高原さん、こんにちは。
石上総長という人が、自分の本の中から自分の文章を抜き書きして作ったものが『新しい領解文』です。
門主は、代々、親鸞の子孫がなるもので、実質的に運営している実力者が総長なのでしょう。門主は形式的なトップなのでしょうね。
それにしても、蓮如の言葉の代わりとして、自分の言葉を強制的に唱和させるとは、いい根性してますね。
浄土真宗内部の反発は非常に強いみたいですね。
死後の世界と輪廻転生は、仏陀の教えの根幹です。
仏陀の理法は、輪廻からの解脱ですから。
解脱までいけない人のために、死後、良きところに生まれる方法を仏陀は説きました。
善行し功徳を積むことです。
応供にたいする供養は最大級の善行でした。
人々は、死後、良きところに生まれるために、先を争って仏陀やサンガに寄進したのです。
しかし、良きところに生まれること、天界に生まれることも苦であると見抜いた人たちは、解脱を目指しました。
『この世もかの世もともに捨て去る』人たちです。
いずれにせよ、死後の世界と輪廻転生は、仏陀の教えの根幹であるのです。
ただ、仏陀の死後、特に根本分裂以降は、仏陀の真意は失われていきます。
唯物論的な仏教、断見そのものの仏教となっていくのです。
そのような部派仏教に反発して生まれたのが大乗仏教です。
ですから、大乗仏教は仏陀の真意の復興運動なのです。
しかし、その大乗仏教も、断見の方向へ傾いていきます。
『無我』としたために、どうしても断見に傾きやすくなったのです。
仏教を唯物論で捉える人がいかに多いか。
仏教学者や僧侶たちも多くは唯物論です。
『お釈迦様は死後の世界を説きませんでした。

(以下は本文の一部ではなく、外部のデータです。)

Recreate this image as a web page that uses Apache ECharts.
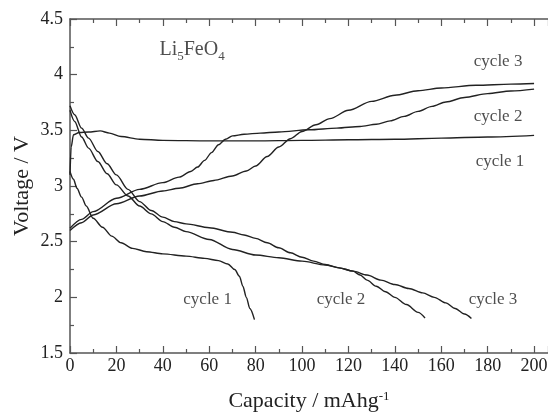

葬式は、死んだ人のためではなく生きている人のためにあるのです。皆さんの心の中に、記憶の中に、故人はいつまでも生きています。』などという説法をするお坊さんを何人も見てきました。
情けない限りです。
生きている人の記憶の中にだけあるのであれば、葬式に坊さんは要りません。
知り合い同士で思い出話をすればいいだけで、読経など要りませんし、戒名も法名も要りませんね。
仏教は哲学だという人は多いです。
仏教は心理学だという人もいます。
しかし、哲学では誰も幸せにはなりません。
よく、哲学は人間を幸せにするための学問だという人がいます。
しかし、それなら、大学の哲学科に行って哲学を専門的に学んだ人が一番幸せのはずです。
しかし、残念ながらそうではないですね。
それどころか、たぶん、哲学科に行った人が一番苦しそうです。
偏屈でプライドだけ高い傾向にあるので、社会になかなかうまく適応できない人が最も多い学科のように思えます。
仏教を哲学や心理学に過ぎないと捉える人も、別に仏教徒と自称していいとは思います。
そもそも、仏教徒にしてもヒンドゥー教徒にしても、医師や弁護士と違って名乗るのに資格が必要ではありませんから、自由にどうでも名乗ればいいことです。
ただ、死後の世界や輪廻転生を説かない仏教は、仏陀の教えの表面だけを撫でたものにしか過ぎません。
仏陀の基本は、『業=行為=kammaが五蘊を集め形作っていく。身体も環境も。』ということです。
kammaには、身業、口業、意業と3つありますが、仏陀は意業つまり思いが最も重要で大きな影響力があるとしました。それに比べ、身業と口業は些細なものとしたのです。
ジャイナ教の教祖マハーヴィラは、身業が最も重要で、口業と意業は些細なものとしました。
仏陀の教えでは、一瞬一瞬の思いがすべてを形作っていっているのであり、そこをありありと実際に感じなければ、仏陀の真意からはほど遠いと言えます。
そして、今の一瞬一瞬の思いが身体と環境、境遇を形作っていっていることが実感できれば、死後の世界や輪廻転生がまさしくあることがずしんとわかるはずです。